At our 2023 retreat, we focused a lot on infrastructure. Where are we and what do we need to build to resource ourselves for moving forward? What are we passionate about given what we’ve learned? This year, it was about moving forward into the future. Since BRIDGE is founder-run, I wanted and needed to make sure the voices of people working at BRIDGE were built into the work. Whenever we meet, that’s my intention. I listen deeply to staff and hear their experiences, hopes, and dreams. It’s very much part of my strategy, leadership, and care work. Again, we are a heart-based organization. I know that leading with our hearts always makes the work better. Not always easier, but better.

So, on day 3, I asked our team and community to reflect: What did you/we do in 2023 and what did we learn from it? How will we take those lessons forward? What do you see in BRIDGE’s future? What role will you play in making that future possible? Rather than do a SWOT analysis, we did a SOAR analysis. What are our greatest Strengths? Where do we see Opportunities? What are our Aspirations? And what Results do we want to make happen? This SOAR exercise is an appreciative inquiry technique that we use with clients and we want to always make sure to practice ourselves. 
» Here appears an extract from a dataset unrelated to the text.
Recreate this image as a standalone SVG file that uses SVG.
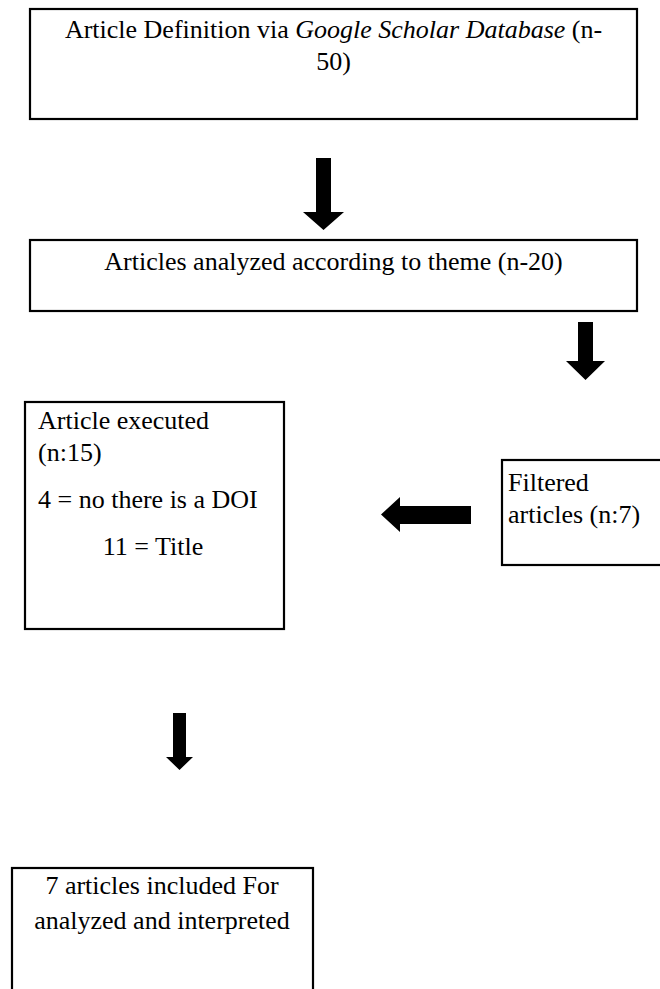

The work of 2024 is off to an excellent start and is important, but I also wanted to capture the essence of our strategic retreat in its own right. Creating an energizing, liberating retreat is possible, and it can only be done in partnership, with care, in community. I was just at Sweet Freedom Farm’s Abolition & Waffles event last weekend, for example, and experienced the same wonderful feeling. As we navigate this time, I am committed to creating liberating spaces, and I will continue to look for people who are creating and investing in liberated spaces.